Given data:

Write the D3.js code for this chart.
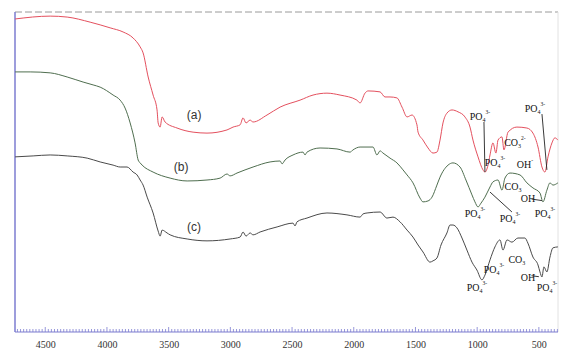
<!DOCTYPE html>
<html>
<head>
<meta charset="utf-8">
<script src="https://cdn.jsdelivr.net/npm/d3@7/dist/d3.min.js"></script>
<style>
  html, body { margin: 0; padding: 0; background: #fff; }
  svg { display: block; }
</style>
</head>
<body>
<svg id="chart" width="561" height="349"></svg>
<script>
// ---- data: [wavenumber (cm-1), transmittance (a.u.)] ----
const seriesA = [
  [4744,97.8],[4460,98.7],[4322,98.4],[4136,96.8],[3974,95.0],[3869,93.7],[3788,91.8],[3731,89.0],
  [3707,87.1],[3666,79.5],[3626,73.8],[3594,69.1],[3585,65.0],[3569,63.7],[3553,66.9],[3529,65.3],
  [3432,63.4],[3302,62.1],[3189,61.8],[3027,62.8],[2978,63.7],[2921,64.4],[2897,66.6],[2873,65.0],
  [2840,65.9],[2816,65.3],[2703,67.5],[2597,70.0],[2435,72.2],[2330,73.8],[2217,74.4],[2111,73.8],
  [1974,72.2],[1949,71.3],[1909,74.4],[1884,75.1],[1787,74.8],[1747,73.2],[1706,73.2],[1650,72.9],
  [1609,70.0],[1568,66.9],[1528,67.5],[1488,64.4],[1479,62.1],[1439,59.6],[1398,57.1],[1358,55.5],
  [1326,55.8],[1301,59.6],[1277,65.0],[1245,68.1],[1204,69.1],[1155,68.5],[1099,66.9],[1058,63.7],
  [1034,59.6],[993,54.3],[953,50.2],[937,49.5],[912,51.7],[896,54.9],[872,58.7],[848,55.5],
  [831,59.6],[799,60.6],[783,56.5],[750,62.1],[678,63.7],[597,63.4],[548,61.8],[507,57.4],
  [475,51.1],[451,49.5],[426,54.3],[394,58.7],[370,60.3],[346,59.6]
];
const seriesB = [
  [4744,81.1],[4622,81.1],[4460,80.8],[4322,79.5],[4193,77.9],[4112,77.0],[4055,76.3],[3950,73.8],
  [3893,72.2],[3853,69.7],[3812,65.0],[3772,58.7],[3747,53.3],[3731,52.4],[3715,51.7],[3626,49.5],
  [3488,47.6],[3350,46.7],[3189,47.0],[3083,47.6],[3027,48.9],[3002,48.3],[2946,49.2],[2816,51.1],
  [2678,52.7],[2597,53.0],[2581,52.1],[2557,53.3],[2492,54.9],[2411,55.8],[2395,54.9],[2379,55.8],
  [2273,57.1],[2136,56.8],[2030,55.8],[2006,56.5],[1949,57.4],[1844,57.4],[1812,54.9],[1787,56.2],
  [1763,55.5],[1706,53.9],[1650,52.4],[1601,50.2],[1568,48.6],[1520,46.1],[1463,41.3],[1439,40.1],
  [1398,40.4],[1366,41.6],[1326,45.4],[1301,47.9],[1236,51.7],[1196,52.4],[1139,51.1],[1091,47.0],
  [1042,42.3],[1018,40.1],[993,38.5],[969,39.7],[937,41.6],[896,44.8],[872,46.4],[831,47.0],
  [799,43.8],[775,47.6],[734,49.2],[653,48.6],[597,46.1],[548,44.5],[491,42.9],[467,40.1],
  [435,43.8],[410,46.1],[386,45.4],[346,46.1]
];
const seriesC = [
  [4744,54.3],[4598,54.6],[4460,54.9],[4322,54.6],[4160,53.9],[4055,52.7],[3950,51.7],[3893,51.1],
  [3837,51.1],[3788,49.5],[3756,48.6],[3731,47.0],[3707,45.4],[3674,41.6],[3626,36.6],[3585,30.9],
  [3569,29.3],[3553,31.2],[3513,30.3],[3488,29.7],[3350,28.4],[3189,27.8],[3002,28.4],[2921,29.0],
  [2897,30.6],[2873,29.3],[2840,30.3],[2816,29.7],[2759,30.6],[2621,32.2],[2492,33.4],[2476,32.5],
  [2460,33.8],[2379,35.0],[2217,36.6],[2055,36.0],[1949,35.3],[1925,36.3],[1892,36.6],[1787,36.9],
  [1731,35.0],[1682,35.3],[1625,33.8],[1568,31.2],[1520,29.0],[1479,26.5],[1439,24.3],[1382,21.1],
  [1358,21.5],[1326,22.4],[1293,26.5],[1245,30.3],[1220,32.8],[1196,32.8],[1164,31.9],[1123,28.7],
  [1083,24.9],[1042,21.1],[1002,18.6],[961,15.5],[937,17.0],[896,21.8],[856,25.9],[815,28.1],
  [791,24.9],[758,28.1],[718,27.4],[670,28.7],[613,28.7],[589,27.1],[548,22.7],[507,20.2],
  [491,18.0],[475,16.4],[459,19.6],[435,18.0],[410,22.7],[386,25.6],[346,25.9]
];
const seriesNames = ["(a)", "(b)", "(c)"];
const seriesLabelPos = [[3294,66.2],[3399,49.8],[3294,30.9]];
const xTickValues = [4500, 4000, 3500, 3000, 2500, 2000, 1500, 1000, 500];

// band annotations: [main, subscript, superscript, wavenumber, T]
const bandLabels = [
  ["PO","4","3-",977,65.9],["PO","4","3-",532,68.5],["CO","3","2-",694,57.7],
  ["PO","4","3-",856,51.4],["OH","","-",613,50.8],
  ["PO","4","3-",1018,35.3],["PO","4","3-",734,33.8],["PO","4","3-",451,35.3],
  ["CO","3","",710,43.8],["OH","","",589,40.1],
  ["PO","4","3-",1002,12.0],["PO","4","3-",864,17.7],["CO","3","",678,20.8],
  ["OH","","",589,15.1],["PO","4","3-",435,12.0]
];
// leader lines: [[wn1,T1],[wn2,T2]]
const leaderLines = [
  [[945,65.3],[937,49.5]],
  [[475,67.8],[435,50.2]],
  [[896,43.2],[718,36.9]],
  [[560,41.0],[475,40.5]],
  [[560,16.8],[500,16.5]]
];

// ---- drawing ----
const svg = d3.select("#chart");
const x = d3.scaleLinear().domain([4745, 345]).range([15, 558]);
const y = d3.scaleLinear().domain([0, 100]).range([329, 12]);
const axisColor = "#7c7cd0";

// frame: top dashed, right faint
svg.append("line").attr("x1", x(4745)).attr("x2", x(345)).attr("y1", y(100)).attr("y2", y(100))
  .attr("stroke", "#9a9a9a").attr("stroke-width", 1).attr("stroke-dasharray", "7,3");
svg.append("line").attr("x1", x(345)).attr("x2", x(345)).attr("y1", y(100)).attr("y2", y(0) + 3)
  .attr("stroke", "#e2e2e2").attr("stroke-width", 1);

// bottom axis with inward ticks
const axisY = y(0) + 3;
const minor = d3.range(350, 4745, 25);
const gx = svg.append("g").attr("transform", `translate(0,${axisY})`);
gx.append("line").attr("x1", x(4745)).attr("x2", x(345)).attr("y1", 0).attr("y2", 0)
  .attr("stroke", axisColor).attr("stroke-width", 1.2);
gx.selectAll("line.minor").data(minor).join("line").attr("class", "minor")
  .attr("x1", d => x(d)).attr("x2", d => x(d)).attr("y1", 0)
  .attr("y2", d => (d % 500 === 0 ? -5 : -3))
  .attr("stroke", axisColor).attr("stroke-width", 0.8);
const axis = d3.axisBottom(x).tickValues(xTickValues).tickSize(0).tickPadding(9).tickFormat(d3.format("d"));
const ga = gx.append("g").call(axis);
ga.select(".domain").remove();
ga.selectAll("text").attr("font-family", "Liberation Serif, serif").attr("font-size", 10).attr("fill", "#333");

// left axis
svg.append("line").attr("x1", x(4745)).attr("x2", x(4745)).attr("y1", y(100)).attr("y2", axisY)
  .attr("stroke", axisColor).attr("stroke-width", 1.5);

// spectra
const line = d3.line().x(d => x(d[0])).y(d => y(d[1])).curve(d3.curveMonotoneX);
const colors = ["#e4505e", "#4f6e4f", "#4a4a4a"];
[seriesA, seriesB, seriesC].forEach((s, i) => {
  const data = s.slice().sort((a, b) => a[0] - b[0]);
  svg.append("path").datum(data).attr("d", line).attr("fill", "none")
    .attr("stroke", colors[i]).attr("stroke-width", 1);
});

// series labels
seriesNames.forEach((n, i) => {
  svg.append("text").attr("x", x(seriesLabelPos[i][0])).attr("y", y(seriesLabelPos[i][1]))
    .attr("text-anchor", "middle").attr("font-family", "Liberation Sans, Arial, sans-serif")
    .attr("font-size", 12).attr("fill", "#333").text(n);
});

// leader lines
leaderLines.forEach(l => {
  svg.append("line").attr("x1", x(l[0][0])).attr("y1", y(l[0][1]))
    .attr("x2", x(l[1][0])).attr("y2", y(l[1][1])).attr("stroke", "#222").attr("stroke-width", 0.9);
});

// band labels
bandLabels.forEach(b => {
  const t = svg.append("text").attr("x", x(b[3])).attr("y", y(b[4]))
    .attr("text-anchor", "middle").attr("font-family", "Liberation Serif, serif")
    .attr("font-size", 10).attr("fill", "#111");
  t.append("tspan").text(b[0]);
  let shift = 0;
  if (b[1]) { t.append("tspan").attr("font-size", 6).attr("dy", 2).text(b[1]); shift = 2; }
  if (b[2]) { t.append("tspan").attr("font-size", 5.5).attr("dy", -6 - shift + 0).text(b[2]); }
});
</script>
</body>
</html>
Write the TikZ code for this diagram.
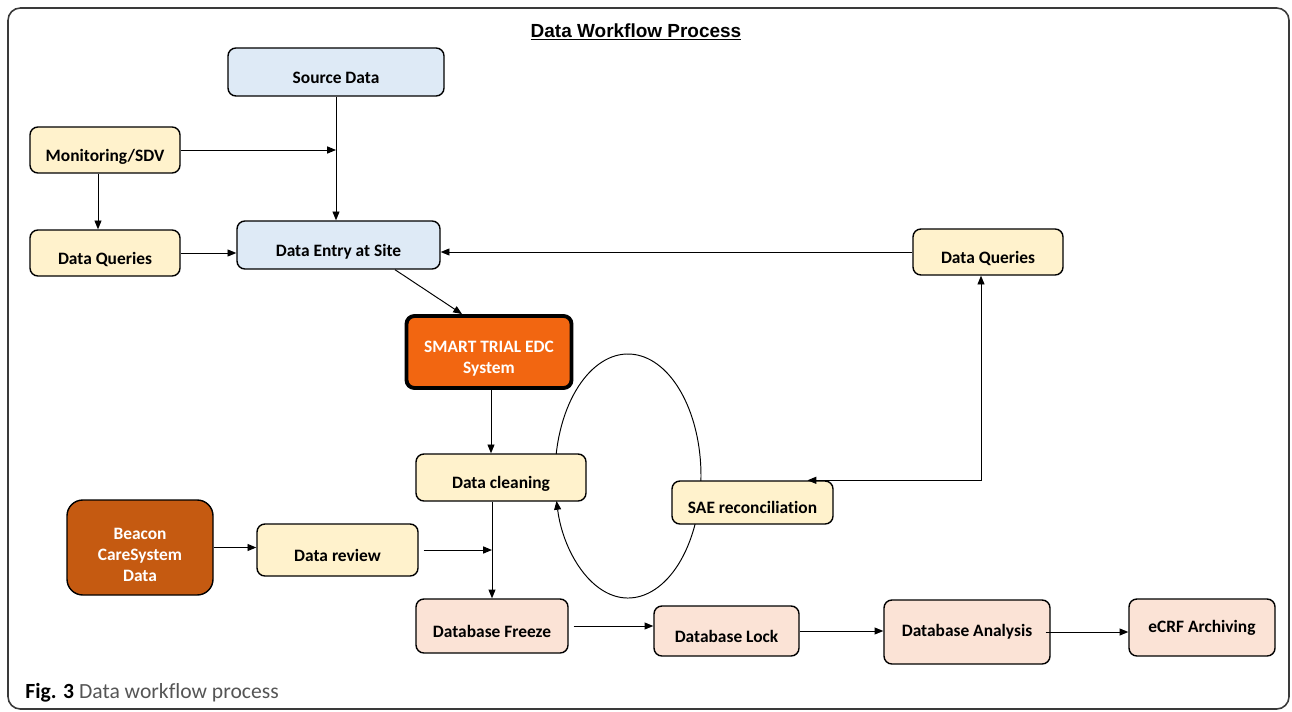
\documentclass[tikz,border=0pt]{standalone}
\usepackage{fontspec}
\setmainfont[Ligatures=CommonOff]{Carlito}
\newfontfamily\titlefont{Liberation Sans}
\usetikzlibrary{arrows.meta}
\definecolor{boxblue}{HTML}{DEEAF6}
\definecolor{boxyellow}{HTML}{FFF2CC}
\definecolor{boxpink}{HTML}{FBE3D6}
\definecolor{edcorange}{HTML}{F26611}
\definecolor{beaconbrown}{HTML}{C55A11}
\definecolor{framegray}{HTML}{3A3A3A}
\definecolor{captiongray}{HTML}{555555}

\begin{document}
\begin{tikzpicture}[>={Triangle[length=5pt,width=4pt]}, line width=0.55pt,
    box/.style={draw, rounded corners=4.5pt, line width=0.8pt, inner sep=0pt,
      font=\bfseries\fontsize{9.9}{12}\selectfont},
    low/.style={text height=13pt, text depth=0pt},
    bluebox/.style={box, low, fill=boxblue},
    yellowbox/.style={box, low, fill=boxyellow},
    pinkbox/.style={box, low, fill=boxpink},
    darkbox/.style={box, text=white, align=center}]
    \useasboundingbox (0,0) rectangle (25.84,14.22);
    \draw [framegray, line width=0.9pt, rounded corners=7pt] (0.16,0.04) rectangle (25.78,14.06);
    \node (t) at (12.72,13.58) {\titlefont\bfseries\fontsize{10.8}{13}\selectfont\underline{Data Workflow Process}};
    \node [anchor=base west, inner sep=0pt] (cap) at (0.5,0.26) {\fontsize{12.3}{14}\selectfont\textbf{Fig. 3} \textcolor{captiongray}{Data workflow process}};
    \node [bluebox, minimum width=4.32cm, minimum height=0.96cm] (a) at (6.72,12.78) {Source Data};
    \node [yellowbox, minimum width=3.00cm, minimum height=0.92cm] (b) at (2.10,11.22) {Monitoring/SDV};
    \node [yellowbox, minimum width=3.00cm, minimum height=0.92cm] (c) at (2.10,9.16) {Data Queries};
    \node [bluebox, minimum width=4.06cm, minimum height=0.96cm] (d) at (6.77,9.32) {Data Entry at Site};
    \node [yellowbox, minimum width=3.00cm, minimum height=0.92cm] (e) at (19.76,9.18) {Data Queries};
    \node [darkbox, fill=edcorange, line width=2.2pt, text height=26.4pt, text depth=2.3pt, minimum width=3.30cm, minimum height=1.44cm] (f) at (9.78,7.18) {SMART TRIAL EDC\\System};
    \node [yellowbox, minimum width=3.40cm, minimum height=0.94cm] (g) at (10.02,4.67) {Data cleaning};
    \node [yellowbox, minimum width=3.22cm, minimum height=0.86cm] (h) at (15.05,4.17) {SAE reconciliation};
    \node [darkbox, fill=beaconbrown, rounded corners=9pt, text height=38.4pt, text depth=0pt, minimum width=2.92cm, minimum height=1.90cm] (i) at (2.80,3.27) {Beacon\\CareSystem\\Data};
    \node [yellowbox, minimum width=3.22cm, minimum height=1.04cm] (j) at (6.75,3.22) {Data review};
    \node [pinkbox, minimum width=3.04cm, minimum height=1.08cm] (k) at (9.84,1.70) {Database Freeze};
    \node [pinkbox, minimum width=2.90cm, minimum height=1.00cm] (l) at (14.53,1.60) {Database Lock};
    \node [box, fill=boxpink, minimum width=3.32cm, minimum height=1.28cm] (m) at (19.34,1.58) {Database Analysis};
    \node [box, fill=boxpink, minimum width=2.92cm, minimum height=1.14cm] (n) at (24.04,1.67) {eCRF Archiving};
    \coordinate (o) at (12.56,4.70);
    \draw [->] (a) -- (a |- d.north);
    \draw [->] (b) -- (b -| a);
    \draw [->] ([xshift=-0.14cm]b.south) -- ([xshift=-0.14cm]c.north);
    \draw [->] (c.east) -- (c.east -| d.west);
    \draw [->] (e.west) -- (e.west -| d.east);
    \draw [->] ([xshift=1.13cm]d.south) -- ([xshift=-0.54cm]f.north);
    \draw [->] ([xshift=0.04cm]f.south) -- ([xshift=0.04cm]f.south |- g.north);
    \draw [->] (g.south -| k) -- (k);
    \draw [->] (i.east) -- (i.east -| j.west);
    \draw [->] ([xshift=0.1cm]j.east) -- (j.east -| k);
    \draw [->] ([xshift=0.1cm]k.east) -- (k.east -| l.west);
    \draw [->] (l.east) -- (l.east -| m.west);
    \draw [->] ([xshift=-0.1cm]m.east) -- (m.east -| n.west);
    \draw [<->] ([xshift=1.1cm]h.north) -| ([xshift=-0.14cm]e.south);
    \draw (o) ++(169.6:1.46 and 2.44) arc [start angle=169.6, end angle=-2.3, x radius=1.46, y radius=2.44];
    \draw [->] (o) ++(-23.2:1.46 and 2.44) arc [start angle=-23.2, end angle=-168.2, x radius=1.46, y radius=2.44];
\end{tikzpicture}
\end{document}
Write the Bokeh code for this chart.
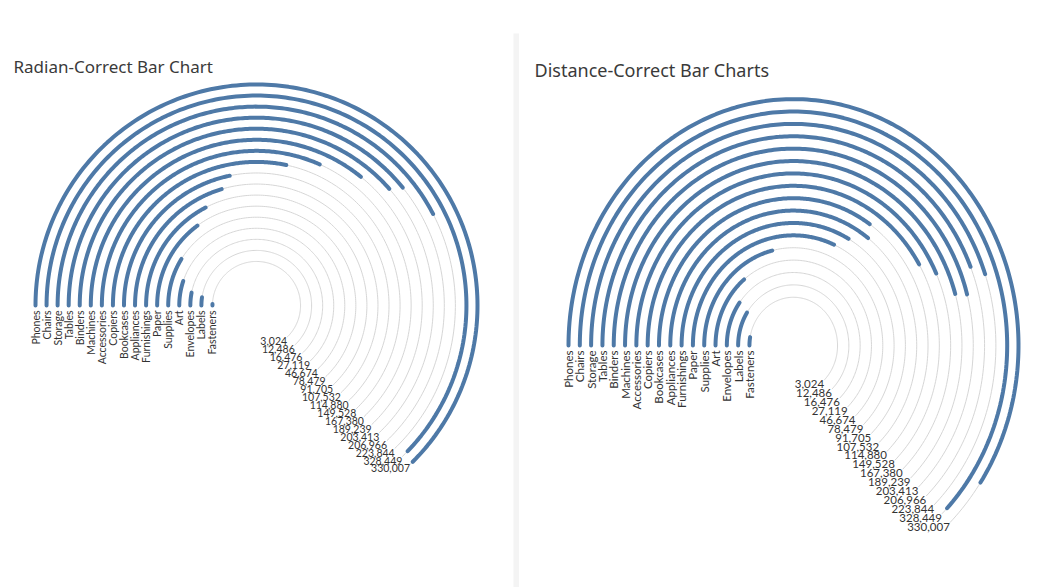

Exercise requirements:
Give only the number of lines in the data that hold the string "Write".

Exercise response:
3